Um combate civilizatório. Por Alexandre Vale
“Quem sabe essa supremacia se faça presente na universidade, ambiente por excelência de Antonio Risério, cujos departamentos, por certo, em sua composição étnica e proliferação de títulos de doutorado, refletem a pluralidade da composição demográfica brasileira”
*Alexandre Vale
O combate, a condenação e a denúncia do racismo, em suas diferentes formas de manifestação, deve ser a essência de toda e qualquer análise sobre esse tema obsceno ainda presente na história da humanidade. Trata-se de imperativo ético e moral insofismável que deve estar presente em atitudes e palavras.
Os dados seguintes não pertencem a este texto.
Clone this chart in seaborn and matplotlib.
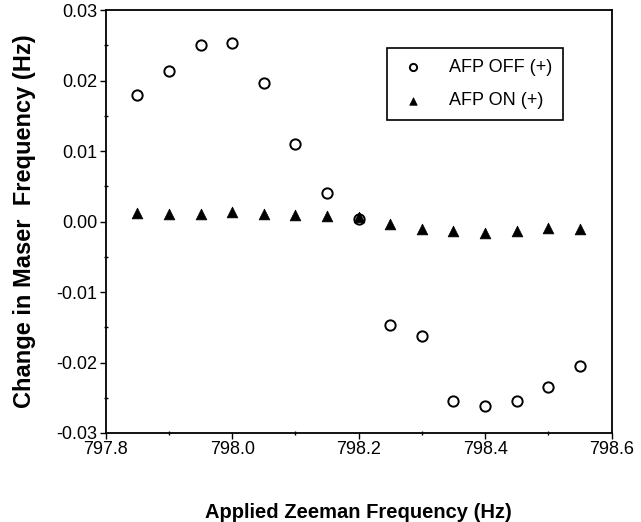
import matplotlib
matplotlib.use("Agg")
import matplotlib.pyplot as plt
import seaborn as sns
import pandas as pd
from matplotlib.ticker import MultipleLocator

# Applied Zeeman frequency (Hz)
zeeman = [797.85, 797.90, 797.95, 798.00, 798.05, 798.10, 798.15, 798.20,
          798.25, 798.30, 798.35, 798.40, 798.45, 798.50, 798.55]
# Change in maser frequency (Hz)
afp_off = [0.0180, 0.0213, 0.0250, 0.0254, 0.0197, 0.0110, 0.0040, 0.0003,
           -0.0147, -0.0162, -0.0255, -0.0262, -0.0255, -0.0235, -0.0205]
afp_on = [0.0012, 0.0011, 0.0011, 0.0014, 0.0011, 0.0010, 0.0008, 0.0007,
          -0.0003, -0.0011, -0.0013, -0.0016, -0.0013, -0.0009, -0.0011]

df = pd.DataFrame({"zeeman": zeeman * 2,
                   "shift": afp_off + afp_on,
                   "series": ["AFP OFF (+)"] * len(zeeman) + ["AFP ON (+)"] * len(zeeman)})

sns.set_style("ticks")
plt.rcParams["font.family"] = ["Liberation Sans", "DejaVu Sans"]
plt.rcParams["text.color"] = "black"
plt.rcParams["axes.labelcolor"] = "black"
plt.rcParams["xtick.color"] = "black"
plt.rcParams["ytick.color"] = "black"

fig = plt.figure(figsize=(6.41, 5.22), dpi=100)
ax = fig.add_axes([0.165, 0.1705, 0.789, 0.810])

sns.scatterplot(data=df[df.series == "AFP OFF (+)"], x="zeeman", y="shift", ax=ax,
                marker="o", s=55, facecolor="white", edgecolor="black", linewidth=1.4,
                label="AFP OFF (+)", zorder=2)
sns.scatterplot(data=df[df.series == "AFP ON (+)"], x="zeeman", y="shift", ax=ax,
                marker="^", s=60, color="black", edgecolor="black", linewidth=0.5,
                label="AFP ON (+)", zorder=3)

ax.set_xlim(797.8, 798.6)
ax.set_ylim(-0.03, 0.03)
ax.xaxis.set_major_locator(MultipleLocator(0.2))
ax.xaxis.set_minor_locator(MultipleLocator(0.1))
ax.yaxis.set_major_locator(MultipleLocator(0.01))
ax.yaxis.set_minor_locator(MultipleLocator(0.005))
ax.xaxis.set_major_formatter(lambda v, p: f"{v:.1f}")
ax.yaxis.set_major_formatter(lambda v, p: f"{v:.2f}")
ax.tick_params(which="both", labelsize=13, width=1, top=False, right=False)
ax.tick_params(which="major", direction="out", length=4, pad=2)
ax.tick_params(which="minor", direction="inout", length=3)
for sp in ax.spines.values():
    sp.set_visible(True)
    sp.set_linewidth(1.3)
    sp.set_color("black")

ax.set_xlabel("Applied Zeeman Frequency (Hz)", fontsize=14.5, fontweight="bold", labelpad=32)
ax.set_ylabel("Change in Maser  Frequency (Hz)", fontsize=17, fontweight="bold",
              labelpad=15)

leg = ax.legend(loc="upper left", bbox_to_anchor=(0.557, 0.910), borderaxespad=0,
                fontsize=13, frameon=True, fancybox=False, edgecolor="black",
                borderpad=0.6, labelspacing=0.9, handletextpad=1.2, handlelength=1.6,
                markerscale=0.7)
leg.get_frame().set_linewidth(1.2)
leg.get_frame().set_alpha(1)

fig.savefig("out.png", dpi=100)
No caso de países fundados sob a égide da escravidão em escala industrial, como o Brasil, não proceder de acordo com esse princípio é chancelar os séculos de desumanização, escravidão, morte e violência extrema aos quais foram submetidos e ainda permanecem sujeitos os negros e o racismo ignominioso inerente a essas atrocidades. Angela Davis afirma que não basta não ser racista, é preciso ser antirracista. Acrescento que isso deve ser exercido por todas as formas e meios disponíveis.
Portanto, quando me defronto com os equívocos conceituais cometidos por Antonio Risério em seu artigo publicado na Folha de São Paulo, “Racismo de negros contra brancos ganha força com identitarismo”, além de lamentar que um intelectual aborde de maneira fragmentada e superficial aspectos complexos e de ampla relevância social, faz-se indispensável a necessária contraposição, para que não prospere a compreensão equivocada que termina por chancelar, favorecer ou até mesmo estimular atitudes preconceituosas e racistas.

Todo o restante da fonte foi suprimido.